:: Exercise task ::
Below is a listing; write it out exactly and drop any images from it.

:: Recorded data ::
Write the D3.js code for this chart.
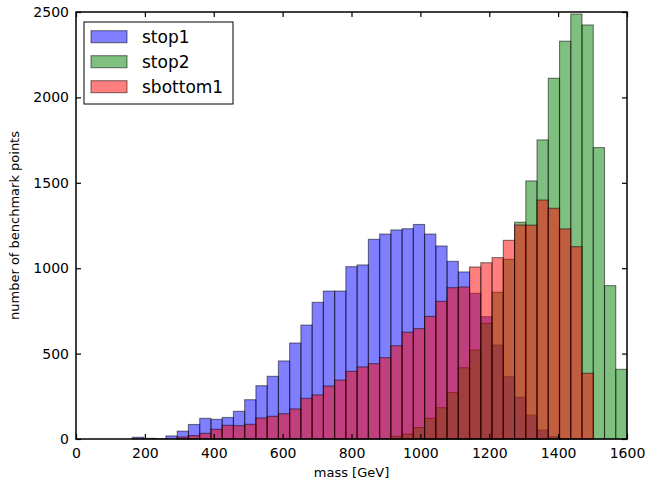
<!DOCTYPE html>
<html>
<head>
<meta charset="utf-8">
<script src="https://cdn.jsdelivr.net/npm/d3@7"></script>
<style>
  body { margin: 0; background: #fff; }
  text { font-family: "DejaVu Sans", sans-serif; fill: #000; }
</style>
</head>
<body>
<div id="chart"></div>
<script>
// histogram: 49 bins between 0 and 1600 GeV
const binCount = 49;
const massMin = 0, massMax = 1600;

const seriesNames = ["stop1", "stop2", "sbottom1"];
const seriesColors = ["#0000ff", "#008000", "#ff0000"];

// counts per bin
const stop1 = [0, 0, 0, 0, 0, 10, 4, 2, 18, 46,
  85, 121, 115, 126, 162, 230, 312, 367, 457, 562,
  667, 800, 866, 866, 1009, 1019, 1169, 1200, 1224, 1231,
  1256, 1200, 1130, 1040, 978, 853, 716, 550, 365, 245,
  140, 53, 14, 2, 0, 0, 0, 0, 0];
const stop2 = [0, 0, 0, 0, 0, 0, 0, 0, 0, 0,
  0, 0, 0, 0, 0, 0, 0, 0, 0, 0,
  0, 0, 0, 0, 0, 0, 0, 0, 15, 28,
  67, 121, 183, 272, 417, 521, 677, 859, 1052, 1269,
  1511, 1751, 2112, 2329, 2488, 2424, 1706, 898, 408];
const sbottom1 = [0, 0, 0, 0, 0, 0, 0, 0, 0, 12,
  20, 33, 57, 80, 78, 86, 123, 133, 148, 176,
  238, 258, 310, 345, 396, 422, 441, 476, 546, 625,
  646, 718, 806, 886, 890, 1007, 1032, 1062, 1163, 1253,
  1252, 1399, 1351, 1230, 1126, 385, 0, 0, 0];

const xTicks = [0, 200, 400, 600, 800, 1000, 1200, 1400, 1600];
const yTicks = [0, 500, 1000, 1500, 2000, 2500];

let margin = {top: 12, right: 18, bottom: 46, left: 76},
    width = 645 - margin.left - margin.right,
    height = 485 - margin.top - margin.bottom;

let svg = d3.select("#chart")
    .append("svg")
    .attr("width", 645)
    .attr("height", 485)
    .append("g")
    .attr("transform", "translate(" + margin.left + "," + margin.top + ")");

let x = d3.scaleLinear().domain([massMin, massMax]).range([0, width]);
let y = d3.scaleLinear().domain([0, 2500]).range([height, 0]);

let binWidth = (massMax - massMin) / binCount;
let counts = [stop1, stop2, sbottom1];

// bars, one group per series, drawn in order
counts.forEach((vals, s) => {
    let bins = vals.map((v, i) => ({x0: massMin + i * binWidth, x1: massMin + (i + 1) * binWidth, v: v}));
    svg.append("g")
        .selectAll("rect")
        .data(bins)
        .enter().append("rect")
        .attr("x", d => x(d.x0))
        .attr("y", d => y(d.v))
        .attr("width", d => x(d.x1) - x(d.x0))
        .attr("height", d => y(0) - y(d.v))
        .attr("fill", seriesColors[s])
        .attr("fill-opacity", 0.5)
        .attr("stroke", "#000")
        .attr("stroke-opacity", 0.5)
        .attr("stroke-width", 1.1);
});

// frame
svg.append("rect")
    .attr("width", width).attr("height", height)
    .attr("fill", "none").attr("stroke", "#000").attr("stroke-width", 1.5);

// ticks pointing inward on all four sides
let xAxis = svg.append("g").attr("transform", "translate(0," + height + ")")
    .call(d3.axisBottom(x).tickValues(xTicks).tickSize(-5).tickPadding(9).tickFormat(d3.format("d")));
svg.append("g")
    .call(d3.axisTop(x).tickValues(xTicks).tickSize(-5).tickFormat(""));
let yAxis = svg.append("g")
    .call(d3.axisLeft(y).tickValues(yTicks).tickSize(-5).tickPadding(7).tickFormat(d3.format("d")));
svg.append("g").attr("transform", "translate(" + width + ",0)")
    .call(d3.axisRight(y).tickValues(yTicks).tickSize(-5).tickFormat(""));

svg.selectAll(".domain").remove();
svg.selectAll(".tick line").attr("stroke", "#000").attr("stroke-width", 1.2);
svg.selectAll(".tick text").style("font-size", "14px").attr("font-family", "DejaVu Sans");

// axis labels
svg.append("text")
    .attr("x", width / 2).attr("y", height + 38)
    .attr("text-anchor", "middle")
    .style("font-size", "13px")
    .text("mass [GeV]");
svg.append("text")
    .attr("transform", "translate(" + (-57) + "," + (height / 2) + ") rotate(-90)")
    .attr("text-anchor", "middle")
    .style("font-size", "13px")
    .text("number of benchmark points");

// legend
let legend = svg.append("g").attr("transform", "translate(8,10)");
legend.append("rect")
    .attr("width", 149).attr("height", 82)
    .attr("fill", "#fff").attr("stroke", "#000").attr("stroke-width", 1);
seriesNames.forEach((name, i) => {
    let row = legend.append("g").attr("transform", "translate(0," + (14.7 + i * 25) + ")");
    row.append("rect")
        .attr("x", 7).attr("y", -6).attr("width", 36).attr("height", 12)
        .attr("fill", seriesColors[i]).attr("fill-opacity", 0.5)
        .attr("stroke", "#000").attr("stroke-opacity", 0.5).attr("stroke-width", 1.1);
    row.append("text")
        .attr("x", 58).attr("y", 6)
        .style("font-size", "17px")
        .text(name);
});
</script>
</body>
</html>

:: Expected output ::
Write the D3.js code for this chart.
<!DOCTYPE html>
<html>
<head>
<meta charset="utf-8">
<script src="https://cdn.jsdelivr.net/npm/d3@7"></script>
<style>
  body { margin: 0; background: #fff; }
  text { font-family: "DejaVu Sans", sans-serif; fill: #000; }
</style>
</head>
<body>
<div id="chart"></div>
<script>
// histogram: 49 bins between 0 and 1600 GeV
const binCount = 49;
const massMin = 0, massMax = 1600;

const seriesNames = ["stop1", "stop2", "sbottom1"];
const seriesColors = ["#0000ff", "#008000", "#ff0000"];

// counts per bin
const stop1 = [0, 0, 0, 0, 0, 10, 4, 2, 18, 46,
  85, 121, 115, 126, 162, 230, 312, 367, 457, 562,
  667, 800, 866, 866, 1009, 1019, 1169, 1200, 1224, 1231,
  1256, 1200, 1130, 1040, 978, 853, 716, 550, 365, 245,
  140, 53, 14, 2, 0, 0, 0, 0, 0];
const stop2 = [0, 0, 0, 0, 0, 0, 0, 0, 0, 0,
  0, 0, 0, 0, 0, 0, 0, 0, 0, 0,
  0, 0, 0, 0, 0, 0, 0, 0, 15, 28,
  67, 121, 183, 272, 417, 521, 677, 859, 1052, 1269,
  1511, 1751, 2112, 2329, 2488, 2424, 1706, 898, 408];
const sbottom1 = [0, 0, 0, 0, 0, 0, 0, 0, 0, 12,
  20, 33, 57, 80, 78, 86, 123, 133, 148, 176,
  238, 258, 310, 345, 396, 422, 441, 476, 546, 625,
  646, 718, 806, 886, 890, 1007, 1032, 1062, 1163, 1253,
  1252, 1399, 1351, 1230, 1126, 385, 0, 0, 0];

const xTicks = [0, 200, 400, 600, 800, 1000, 1200, 1400, 1600];
const yTicks = [0, 500, 1000, 1500, 2000, 2500];

let margin = {top: 12, right: 18, bottom: 46, left: 76},
    width = 645 - margin.left - margin.right,
    height = 485 - margin.top - margin.bottom;

let svg = d3.select("#chart")
    .append("svg")
    .attr("width", 645)
    .attr("height", 485)
    .append("g")
    .attr("transform", "translate(" + margin.left + "," + margin.top + ")");

let x = d3.scaleLinear().domain([massMin, massMax]).range([0, width]);
let y = d3.scaleLinear().domain([0, 2500]).range([height, 0]);

let binWidth = (massMax - massMin) / binCount;
let counts = [stop1, stop2, sbottom1];

// bars, one group per series, drawn in order
counts.forEach((vals, s) => {
    let bins = vals.map((v, i) => ({x0: massMin + i * binWidth, x1: massMin + (i + 1) * binWidth, v: v}));
    svg.append("g")
        .selectAll("rect")
        .data(bins)
        .enter().append("rect")
        .attr("x", d => x(d.x0))
        .attr("y", d => y(d.v))
        .attr("width", d => x(d.x1) - x(d.x0))
        .attr("height", d => y(0) - y(d.v))
        .attr("fill", seriesColors[s])
        .attr("fill-opacity", 0.5)
        .attr("stroke", "#000")
        .attr("stroke-opacity", 0.5)
        .attr("stroke-width", 1.1);
});

// frame
svg.append("rect")
    .attr("width", width).attr("height", height)
    .attr("fill", "none").attr("stroke", "#000").attr("stroke-width", 1.5);

// ticks pointing inward on all four sides
let xAxis = svg.append("g").attr("transform", "translate(0," + height + ")")
    .call(d3.axisBottom(x).tickValues(xTicks).tickSize(-5).tickPadding(9).tickFormat(d3.format("d")));
svg.append("g")
    .call(d3.axisTop(x).tickValues(xTicks).tickSize(-5).tickFormat(""));
let yAxis = svg.append("g")
    .call(d3.axisLeft(y).tickValues(yTicks).tickSize(-5).tickPadding(7).tickFormat(d3.format("d")));
svg.append("g").attr("transform", "translate(" + width + ",0)")
    .call(d3.axisRight(y).tickValues(yTicks).tickSize(-5).tickFormat(""));

svg.selectAll(".domain").remove();
svg.selectAll(".tick line").attr("stroke", "#000").attr("stroke-width", 1.2);
svg.selectAll(".tick text").style("font-size", "14px").attr("font-family", "DejaVu Sans");

// axis labels
svg.append("text")
    .attr("x", width / 2).attr("y", height + 38)
    .attr("text-anchor", "middle")
    .style("font-size", "13px")
    .text("mass [GeV]");
svg.append("text")
    .attr("transform", "translate(" + (-57) + "," + (height / 2) + ") rotate(-90)")
    .attr("text-anchor", "middle")
    .style("font-size", "13px")
    .text("number of benchmark points");

// legend
let legend = svg.append("g").attr("transform", "translate(8,10)");
legend.append("rect")
    .attr("width", 149).attr("height", 82)
    .attr("fill", "#fff").attr("stroke", "#000").attr("stroke-width", 1);
seriesNames.forEach((name, i) => {
    let row = legend.append("g").attr("transform", "translate(0," + (14.7 + i * 25) + ")");
    row.append("rect")
        .attr("x", 7).attr("y", -6).attr("width", 36).attr("height", 12)
        .attr("fill", seriesColors[i]).attr("fill-opacity", 0.5)
        .attr("stroke", "#000").attr("stroke-opacity", 0.5).attr("stroke-width", 1.1);
    row.append("text")
        .attr("x", 58).attr("y", 6)
        .style("font-size", "17px")
        .text(name);
});
</script>
</body>
</html>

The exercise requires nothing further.